Currently, Mr. Fincher is in pre-production on The Girl with the Dragon Tattoo, based on the Stieg Larsson novel. This film is slated for Christmas 2011 release.

The Social Network opens at the New York Film Festival on Friday, September 24th 2010. It is due for release by Sony Picture Classics on October 1st.

Monday, August 02, 2010

PARSIFAL Ad

I recently found out that one of my favorite productions of Parsifal, Nikolaus Lehnnhoff's post-apocalyptic setting of Wagner's last work at the Baden-Baden Festspielhaus was advertised with the above poster. The conductor for this production was the American Kent Nagano, who is of Japanese extraction. I was really shocked that the management of the Festspielhaus would stoop down to this kind of opportunistic attention-grabber tactic.

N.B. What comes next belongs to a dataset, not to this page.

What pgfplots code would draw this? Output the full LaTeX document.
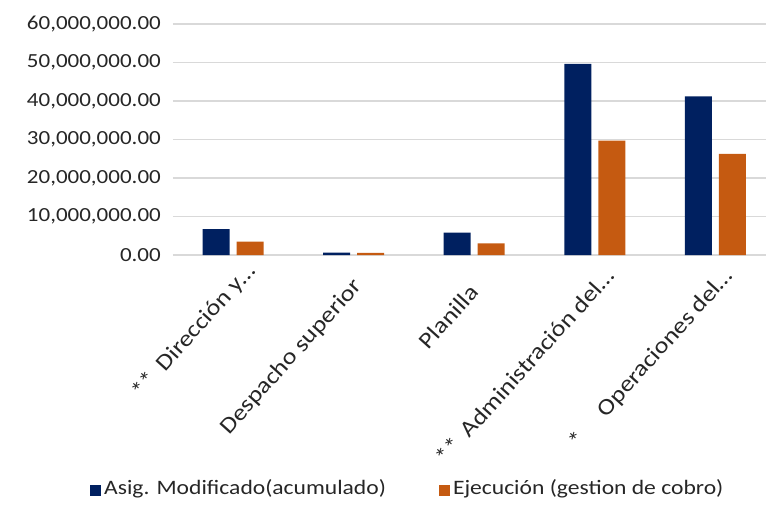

The ad bears the logo of the Baden-Baden Festspielhaus, and reads "Kent Nagano conducts Wagner." Although I don't believe their intention was to offend, but rather to produce amusement, the image is still disturbing, and the fact that it was developed to cause amusement in the first place betrays much of its problematic nature. It shows a photo-shopped image of the composer manually slanting his eyes in order to make himself look "more Asian." This obviously alludes to a racist European custom of trying to mimic Asian facial characteristics by doing this. The ad comments on Kent Nagano's Japanese-American ethnicity while at the same time it indirectly reminds us of Richard Wagner's own prejudicial view of the world.

Under the surface of the visual "joke" the ad touches a deeper vein. It recalls the fact that when Parsifal premiered at Bayreuth in 1882 Wagner asked conductor Hermann Levi to submit to Christian baptism in order to be purified of his "Jewishness" so he could be worthy to conduct this Christian work. The ad touches upon German (Christian) supremacy, perhaps announcing that someone of Japanese extraction conducting Wagner's most holy work is not only somehow preposterously humorous, but that it soils the true "German-ness" of the work (these were Wagner's own fears of having a Jewish conductor lead the opera's premiere). As a result the composer's most famous portrait has now metamorphosed into a grotesque mask, itself already having been "soiled."

Needless to say this is the kind of ad that clearly nobody would dare to show in the United States, England or in many other European countries. The fact that it won advertising awards in Berlin, and that nobody protested or even batted an eye when it came out speaks volumes about questions of sensitivity in Baden-Baden and the rest of Germany. On the other hand, we have to ask ourselves if our society has become way too tender to questions of race that we are in danger of completely losing our sense of humor, which I believe was the point of departure for this ad. Of course, humor directed at minorities is no humor at all.

The only question that remains in my mind is what did Kent Nagano himself think of the ad?